仏教は智慧と慈悲の宗教と説明する宗教家がいますが、人間だけが持つ智慧は自他の苦しみ、悲しみを取り除く大きな力となります。仏教の開祖釈迦が説いた教えいわれる古いお経「ダンマパダ」に、「智慧ある老人になる方法」の一文があります。内容は「髪の毛が白くなったからといって、彼は智慧ある老人とは限らない。ただ歳を重ねただけの、むなしく老いぼれた人は世に多い。お前が歳をとるのならば、そのときには誠実で、人格があり、悲しみに溢れ、何をしても他人をそこなうことなく、また慎み深く、身と心がいつもととのった、そういう人になるように。」と書かれています。
話変わりますが、以前、最後の瞽女といわれた小林ハルさんの写真展を見たことがありますが、大きく拡大された顔写真を見て衝撃を受けました。百歳近い時の写真かと思いますが顔中一面に深いしわで覆われ、とても人間の顔とは思えません。後日、両津図書館から「最後の瞽女 小林ハルの人生」の本を借りて読み、あの深いしわはハルさんの想像を絶する苦難の人生を物語っていることを知りました。
ハルさんは、明治33年現新潟県三条市の寒村で生まれ、白内障で生後3か月で失明し、5歳のとき瞽女にもらわれます。瞽女とは、盲目の女旅芸人のことで、三味線に合わせて唄を唄いながら村々を回り歩きます。5歳からの指や喉から血が出るような厳しい修行をへて、8歳から巡業にでました。
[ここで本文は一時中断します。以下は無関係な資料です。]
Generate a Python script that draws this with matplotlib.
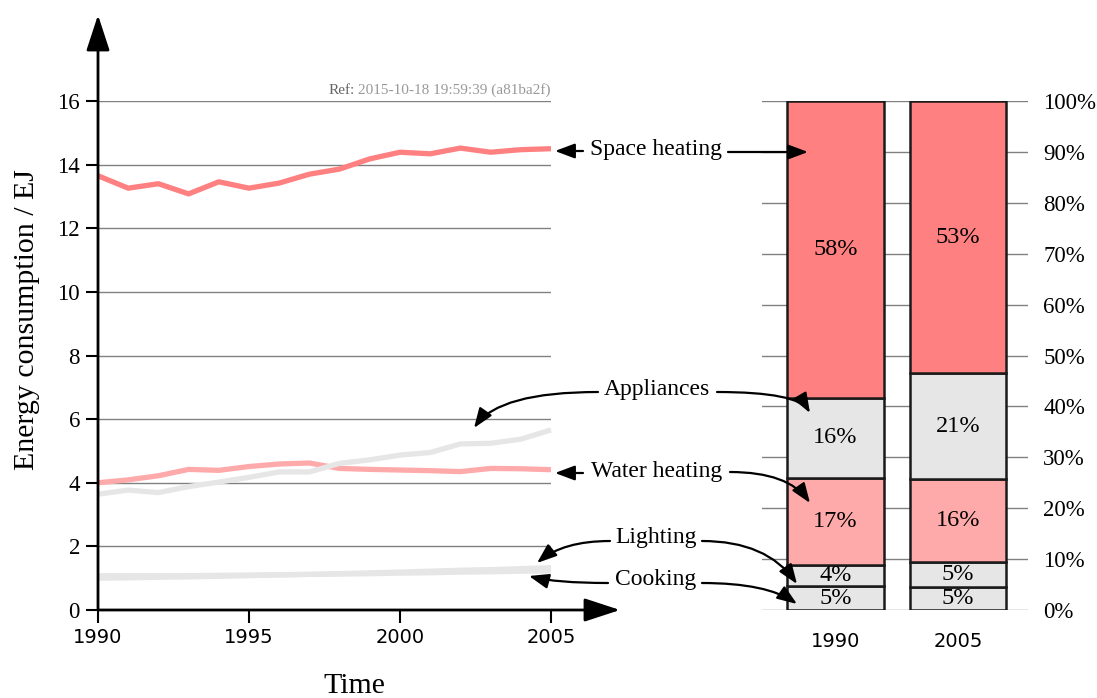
import numpy as np
import matplotlib
matplotlib.use("Agg")
import matplotlib.pyplot as plt
from matplotlib.patches import FancyArrowPatch

# ---- data (EJ) ----
years = np.arange(1990, 2006)
space_heating = [13.65, 13.26, 13.40, 13.08, 13.46, 13.26, 13.42, 13.70,
                 13.86, 14.18, 14.39, 14.34, 14.52, 14.39, 14.47, 14.50]
water_heating = [4.00, 4.09, 4.22, 4.42, 4.39, 4.51, 4.59, 4.62,
                 4.45, 4.42, 4.40, 4.38, 4.35, 4.45, 4.44, 4.41]
appliances = [3.64, 3.77, 3.69, 3.88, 4.02, 4.17, 4.34, 4.34,
              4.61, 4.72, 4.87, 4.95, 5.22, 5.24, 5.37, 5.66]
lighting = [1.00, 1.01, 1.03, 1.04, 1.06, 1.08, 1.10, 1.12,
            1.14, 1.17, 1.19, 1.22, 1.25, 1.27, 1.30, 1.33]
cooking = [1.08, 1.08, 1.08, 1.08, 1.09, 1.10, 1.11, 1.12,
           1.13, 1.14, 1.16, 1.17, 1.19, 1.20, 1.22, 1.23]

bar_years = ["1990", "2005"]
y_ticks = [0, 2, 4, 6, 8, 10, 12, 14, 16]
x_ticks = [1990, 1995, 2000, 2005]
pct_ticks = list(range(0, 101, 10))

RED = "#ff8080"
PINK = "#ffaaaa"
GREY = "#e6e6e6"
SERIF = "Liberation Serif"

W, H = 1097, 698
fig = plt.figure(figsize=(W / 100, H / 100), dpi=100)


def px(x, y):
    # top-left pixel coords -> figure pixels
    return (x, H - y)


# ---- left: line chart ----
ax = fig.add_axes([98 / W, 88 / H, 453 / W, 509 / H])
ax.set_xlim(1990, 2005)
ax.set_ylim(0, 16)
for s in ax.spines.values():
    s.set_visible(False)

ax.set_yticks(y_ticks)
ax.set_xticks(x_ticks)
ax.grid(axis="y", color="#808080", lw=1)
ax.set_axisbelow(True)
ax.tick_params(axis="y", length=9, width=1.5, pad=4, labelsize=16.5)
ax.tick_params(axis="x", length=9, width=1.5, pad=4, labelsize=14)
for t in ax.get_yticklabels():
    t.set_fontfamily(SERIF)

lw = 3.8
ax.plot(years, lighting, color=GREY, lw=lw, solid_capstyle="butt", clip_on=False)
ax.plot(years, cooking, color=GREY, lw=lw, solid_capstyle="butt", clip_on=False)
ax.plot(years, space_heating, color=RED, lw=lw, solid_capstyle="butt", clip_on=False)
ax.plot(years, water_heating, color=PINK, lw=lw, solid_capstyle="butt", clip_on=False)
ax.plot(years, appliances, color=GREY, lw=lw, solid_capstyle="butt", clip_on=False)

big_head = dict(arrowstyle="-|>,head_length=1.1,head_width=0.36",
                color="black", lw=2, mutation_scale=20, shrinkA=0, shrinkB=0)
ax.annotate("", xy=(0, (610 - 15) / 509), xytext=(0, 0),
            xycoords="axes fraction", arrowprops=big_head)
ax.annotate("", xy=((620 - 98) / 453, 0), xytext=(0, 0),
            xycoords="axes fraction", arrowprops=big_head)

fig.text(27 / W, 1 - 320 / H, "Energy consumption / EJ", rotation=90,
         ha="center", va="center", fontfamily=SERIF, fontsize=21.5)
fig.text(354 / W, 1 - 686 / H, "Time", ha="center", va="center",
         fontfamily=SERIF, fontsize=21.5)

# "Ref:" stamp, two greys
stamp = fig.text(551 / W, 1 - 90 / H, "2015-10-18 19:59:39 (a81ba2f)",
                 ha="right", va="center", fontsize=11, color="#999999",
                 fontfamily=SERIF)
fig.canvas.draw()
bb = stamp.get_window_extent()
fig.text((bb.x0 - 4) / W, 1 - 90 / H, "Ref:", ha="right", va="center",
         fontsize=11, color="#666666", fontfamily=SERIF)

# ---- right: share bars ----
series = [cooking, lighting, water_heating, appliances, space_heating]
colors = [GREY, GREY, PINK, GREY, RED]
first = np.array([s[0] for s in series])
last = np.array([s[-1] for s in series])
shares = np.array([first / first.sum() * 100, last / last.sum() * 100])

bx = fig.add_axes([762 / W, 88 / H, 266 / W, 509 / H])
bx.set_xlim(-0.6, 1.571)
bx.set_ylim(0, 100)
for s in bx.spines.values():
    s.set_visible(False)
bx.grid(axis="y", color="#808080", lw=1)
bx.set_axisbelow(True)
bx.set_yticks(pct_ticks)
bx.set_yticklabels([f"{v}%" for v in pct_ticks], fontfamily=SERIF)
bx.yaxis.tick_right()
bx.tick_params(axis="y", length=0, pad=11, labelsize=16.5)
bx.set_xticks([0, 1])
bx.set_xticklabels(bar_years)
bx.tick_params(axis="x", length=0, pad=16, labelsize=14)

for i in range(2):
    bottom = 0
    for j in range(len(series)):
        h = shares[i][j]
        bx.bar(i, h, bottom=bottom, width=0.79, color=colors[j],
               edgecolor="#1a1a1a", lw=1.8)
        bx.text(i, bottom + h / 2, f"{h:.0f}%", ha="center", va="center",
                fontsize=17.5, fontfamily=SERIF)
        bottom += h

# ---- annotations ----
labels = [("Space heating", 656, 150), ("Appliances", 657, 390),
          ("Water heating", 657, 471), ("Lighting", 656, 538),
          ("Cooking", 656, 580)]
for txt, x, y in labels:
    fig.text(x / W, 1 - y / H, txt, ha="center", va="center",
             fontsize=17, fontfamily=SERIF)

small = "-|>,head_length=0.8,head_width=0.3"
arrows = [
    ((583, 151), (555, 151), "arc3,rad=0"),
    ((728, 152), (808, 152), "arc3,rad=0"),
    ((598, 392), (474, 428), "angle3,angleA=0,angleB=55"),
    ((717, 392), (810, 413), "angle3,angleA=0,angleB=-60"),
    ((583, 473), (555, 473), "arc3,rad=0"),
    ((730, 472), (810, 503), "angle3,angleA=0,angleB=-55"),
    ((610, 541), (537, 563), "angle3,angleA=0,angleB=40"),
    ((702, 541), (797, 584), "angle3,angleA=0,angleB=-55"),
    ((608, 583), (529, 576), "angle3,angleA=0,angleB=-15"),
    ((702, 583), (797, 604), "angle3,angleA=0,angleB=-35"),
]
for start, end, conn in arrows:
    fig.add_artist(FancyArrowPatch(
        px(*start), px(*end), transform=None, arrowstyle=small,
        mutation_scale=15, lw=1.6, color="black", connectionstyle=conn,
        shrinkA=0, shrinkB=0, zorder=10))

fig.savefig("out.png", dpi=100)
昭和48年73歳で廃業して老人ホームへ入るまでの65年間にわたり新潟県・山形県・福島県の各地を三味線を弾き瞽女唄を唄い回り歩きました。この間、家族、弟子入りした親方、弟子の先輩、村の子供たちや若い男性、案内の手引きなどから、絶えず暴言、暴力、差別を受けます。ひどい暴力を受け子どもを産めない体になったといいます。
ハルさんの言葉に「悪い人に会ったときは修行、いい人に会ったときは祭り」があります。ハルさんはあまりに苦しい瞽女の人生を、悪いことは自分を高める修行と考え、いいことは楽しい祭りと考える智慧の力で乗り越えることができたのです。